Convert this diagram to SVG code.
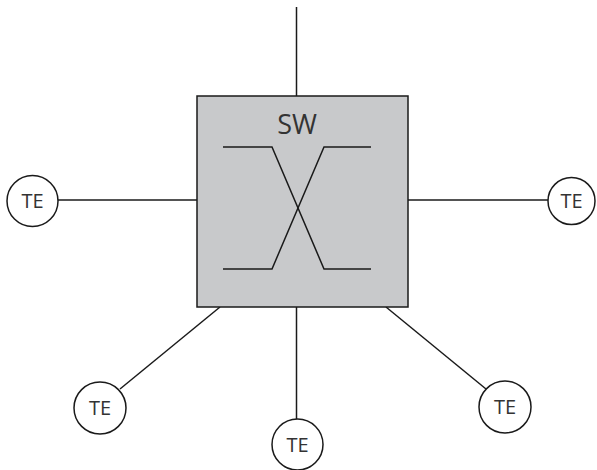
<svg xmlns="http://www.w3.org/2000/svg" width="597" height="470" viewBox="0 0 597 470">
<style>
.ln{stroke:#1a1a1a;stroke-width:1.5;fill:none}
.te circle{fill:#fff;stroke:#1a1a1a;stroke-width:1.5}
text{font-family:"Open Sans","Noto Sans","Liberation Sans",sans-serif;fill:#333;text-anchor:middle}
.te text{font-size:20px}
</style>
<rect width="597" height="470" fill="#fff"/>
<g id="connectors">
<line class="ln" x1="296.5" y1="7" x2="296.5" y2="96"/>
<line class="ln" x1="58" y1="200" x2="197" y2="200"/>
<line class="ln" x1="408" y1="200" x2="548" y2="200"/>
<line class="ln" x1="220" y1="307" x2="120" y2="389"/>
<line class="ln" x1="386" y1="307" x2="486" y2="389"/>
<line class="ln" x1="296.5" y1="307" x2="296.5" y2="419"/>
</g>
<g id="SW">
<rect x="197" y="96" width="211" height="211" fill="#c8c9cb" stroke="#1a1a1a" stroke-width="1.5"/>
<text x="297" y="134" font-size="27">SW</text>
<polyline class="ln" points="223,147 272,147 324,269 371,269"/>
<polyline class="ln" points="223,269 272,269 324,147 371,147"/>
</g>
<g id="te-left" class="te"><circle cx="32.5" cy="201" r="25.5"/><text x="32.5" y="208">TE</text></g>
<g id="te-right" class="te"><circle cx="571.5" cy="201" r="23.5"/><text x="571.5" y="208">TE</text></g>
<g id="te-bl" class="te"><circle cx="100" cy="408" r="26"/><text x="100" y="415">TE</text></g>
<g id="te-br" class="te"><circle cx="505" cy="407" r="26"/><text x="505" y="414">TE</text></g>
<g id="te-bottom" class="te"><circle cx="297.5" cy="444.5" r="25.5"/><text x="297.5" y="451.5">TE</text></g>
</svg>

....................

Transcribe the preceding listing in its entirety and with exact wording, leaving out pictures.

Convert this diagram to SVG code.
<svg xmlns="http://www.w3.org/2000/svg" width="597" height="470" viewBox="0 0 597 470">
<style>
.ln{stroke:#1a1a1a;stroke-width:1.5;fill:none}
.te circle{fill:#fff;stroke:#1a1a1a;stroke-width:1.5}
text{font-family:"Open Sans","Noto Sans","Liberation Sans",sans-serif;fill:#333;text-anchor:middle}
.te text{font-size:20px}
</style>
<rect width="597" height="470" fill="#fff"/>
<g id="connectors">
<line class="ln" x1="296.5" y1="7" x2="296.5" y2="96"/>
<line class="ln" x1="58" y1="200" x2="197" y2="200"/>
<line class="ln" x1="408" y1="200" x2="548" y2="200"/>
<line class="ln" x1="220" y1="307" x2="120" y2="389"/>
<line class="ln" x1="386" y1="307" x2="486" y2="389"/>
<line class="ln" x1="296.5" y1="307" x2="296.5" y2="419"/>
</g>
<g id="SW">
<rect x="197" y="96" width="211" height="211" fill="#c8c9cb" stroke="#1a1a1a" stroke-width="1.5"/>
<text x="297" y="134" font-size="27">SW</text>
<polyline class="ln" points="223,147 272,147 324,269 371,269"/>
<polyline class="ln" points="223,269 272,269 324,147 371,147"/>
</g>
<g id="te-left" class="te"><circle cx="32.5" cy="201" r="25.5"/><text x="32.5" y="208">TE</text></g>
<g id="te-right" class="te"><circle cx="571.5" cy="201" r="23.5"/><text x="571.5" y="208">TE</text></g>
<g id="te-bl" class="te"><circle cx="100" cy="408" r="26"/><text x="100" y="415">TE</text></g>
<g id="te-br" class="te"><circle cx="505" cy="407" r="26"/><text x="505" y="414">TE</text></g>
<g id="te-bottom" class="te"><circle cx="297.5" cy="444.5" r="25.5"/><text x="297.5" y="451.5">TE</text></g>
</svg>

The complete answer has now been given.